# MATERIAL start
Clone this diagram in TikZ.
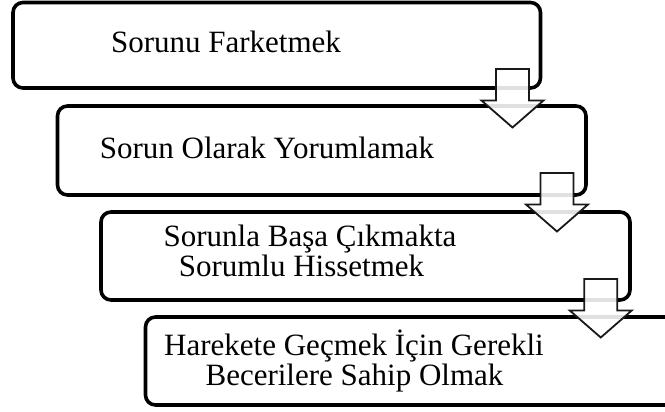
\documentclass[tikz,border=0pt]{standalone}
\usepackage{fontspec}
\setmainfont{Liberation Serif}
\begin{document}
\begin{tikzpicture}[x=1pt,y=-1pt,
  box/.style={draw=black, line width=3.6pt, rounded corners=10pt, rectangle, inner sep=0pt, fill=white},
  txt/.style={anchor=base, inner sep=0pt, font=\fontsize{31}{30}\selectfont},
  arrowstyle/.style={draw=black!90, line width=1.8pt, fill=white, fill opacity=0.88, line join=miter},
  downarrow/.pic={\draw[arrowstyle] (-16.5,0) -- (16.5,0) -- (16.5,31.5) -- (31,31.5) -- (0,58.5) -- (-31,31.5) -- (-16.5,31.5) -- cycle;}
]
\useasboundingbox (0,0) rectangle (665,412);
\clip (0,0) rectangle (665,412);
% boxes
\node[box, minimum width=527.5pt, minimum height=85.5pt] (b1) at (276.75,45.25) {};
\node[box, minimum width=528.5pt, minimum height=89pt] (b2) at (321.75,150.5) {};
\node[box, minimum width=529pt, minimum height=88pt] (b3) at (365.5,256) {};
\node[box, minimum width=529pt, minimum height=88pt] (b4) at (410,361) {};
% texts
\node[txt] (t1) at (226,53) {Sorunu Farketmek};
\node[txt] (t2) at (267,158) {Sorun Olarak Yorumlamak};
\node[txt] (t3a) at (310,246) {Sorunla Başa Çıkmakta};
\node[txt] (t3b) at (301.5,276) {Sorumlu Hissetmek};
\node[txt] (t4a) at (354,355) {Harekete Geçmek İçin Gerekli};
\node[txt] (t4b) at (354.5,385) {Becerilere Sahip Olmak};
% block arrows
\pic at (512.5,69) {downarrow};
\pic at (557,173) {downarrow};
\pic at (600.75,279) {downarrow};
\end{tikzpicture}
\end{document}
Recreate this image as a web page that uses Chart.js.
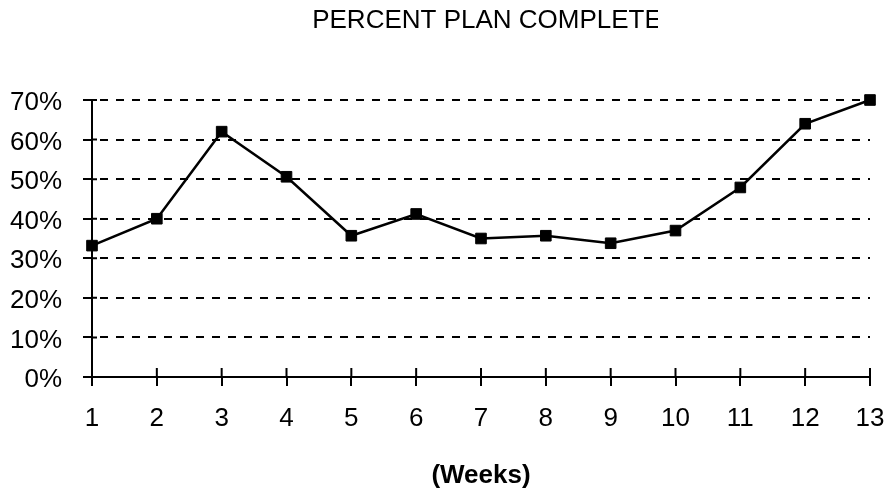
<!DOCTYPE html>
<html>
<head>
<meta charset="utf-8">
<script src="https://cdn.jsdelivr.net/npm/chart.js@4.4.0/dist/chart.umd.min.js"></script>
<style>
    html, body { margin: 0; padding: 0; background: #fff; }
    #chart_area { width: 884px; height: 491px; }
</style>
</head>
<body>
<div id="chart_area"><canvas id="plan" width="884" height="491"></canvas></div>
<script>
// Chart data
var chartName = "PERCENT PLAN COMPLETE";
var axisName = "(Weeks)";
var weekLabels = ["1", "2", "3", "4", "5", "6", "7", "8", "9", "10", "11", "12", "13"];
var percentComplete = [33.2, 40, 62, 50.6, 35.7, 41.2, 35, 35.7, 33.8, 37, 47.9, 64, 70];
var percentTicks = [0, 10, 20, 30, 40, 50, 60, 70];

var fontName = "'Liberation Sans', Arial, sans-serif";

/**
 * Draws the title (cut off at the right like the original) and the
 * small tick marks that poke through the axes.
 */
var extrasPlugin = {
    id: "extras",
    afterDraw: function (chart) {
        const ctx = chart.ctx;
        const area = chart.chartArea;
        const xScale = chart.scales.x;
        const yScale = chart.scales.y;

        // Title, clipped on the right side
        ctx.save();
        ctx.beginPath();
        ctx.rect(0, 0, 658, 60);
        ctx.clip();
        ctx.fillStyle = "#000";
        ctx.font = "26px " + fontName;
        ctx.textAlign = "center";
        ctx.textBaseline = "middle";
        ctx.fillText(chartName, (area.left + area.right) / 2 + 6, 21);
        ctx.restore();

        // Inner half of the tick marks on both axes
        ctx.save();
        ctx.strokeStyle = "#000";
        ctx.lineWidth = 2;
        ctx.beginPath();
        for (var i = 0; i < weekLabels.length; i++) {
            var px = xScale.getPixelForTick(i);
            ctx.moveTo(px, area.bottom - 9);
            ctx.lineTo(px, area.bottom);
        }
        for (var j = 0; j < percentTicks.length; j++) {
            var py = yScale.getPixelForValue(percentTicks[j]);
            ctx.moveTo(area.left, py);
            ctx.lineTo(area.left + 5, py);
        }
        ctx.stroke();
        ctx.restore();
    }
};

new Chart("plan", {
    type: "line",
    data: {
        labels: weekLabels,
        datasets: [{
            data: percentComplete,
            borderColor: "#000",
            backgroundColor: "#000",
            borderWidth: 2.5,
            pointStyle: "rect",
            pointRadius: 7.5,
            pointBorderWidth: 1,
            tension: 0,
            clip: false
        }]
    },
    options: {
        responsive: false,
        animation: false,
        devicePixelRatio: 1,
        layout: { padding: { top: 100, right: 14, left: 0, bottom: 0 } },
        plugins: {
            legend: { display: false },
            title: { display: false },
            tooltip: { enabled: false }
        },
        scales: {
            x: {
                type: "category",
                offset: false,
                grid: {
                    display: true,
                    drawOnChartArea: false,
                    drawTicks: true,
                    tickLength: 9,
                    color: "#000",
                    lineWidth: 2
                },
                border: { display: true, color: "#000", width: 2 },
                ticks: {
                    color: "#000",
                    padding: 17,
                    maxRotation: 0,
                    autoSkip: false,
                    font: { family: fontName, size: 26 }
                },
                title: {
                    display: true,
                    text: axisName,
                    color: "#000",
                    padding: { top: 10, bottom: 0 },
                    font: { family: fontName, size: 26, weight: "bold" }
                },
                afterFit: function (scale) {
                    scale.height = 114;
                    scale.paddingLeft = 0;
                    scale.paddingRight = 0;
                }
            },
            y: {
                min: 0,
                max: 70,
                afterBuildTicks: function (scale) {
                    scale.ticks = percentTicks.map(function (v) { return { value: v }; });
                },
                grid: {
                    color: "#000",
                    lineWidth: 2,
                    drawTicks: true,
                    tickLength: 9
                },
                border: { display: true, color: "#000", width: 2, dash: [8, 8], dashOffset: -7 },
                ticks: {
                    color: "#000",
                    padding: 21,
                    labelOffset: 3,
                    font: { family: fontName, size: 26 },
                    callback: function (v) { return v + "%"; }
                },
                afterFit: function (scale) { scale.width = 92; }
            }
        }
    },
    plugins: [extrasPlugin]
});
</script>
</body>
</html>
# MATERIAL end
TASK STATEMENT
Within the listing above, find every line containing the string "that" and return it.

TASK RESPONSE
Recreate this image as a web page that uses Chart.js.
 * small tick marks that poke through the axes.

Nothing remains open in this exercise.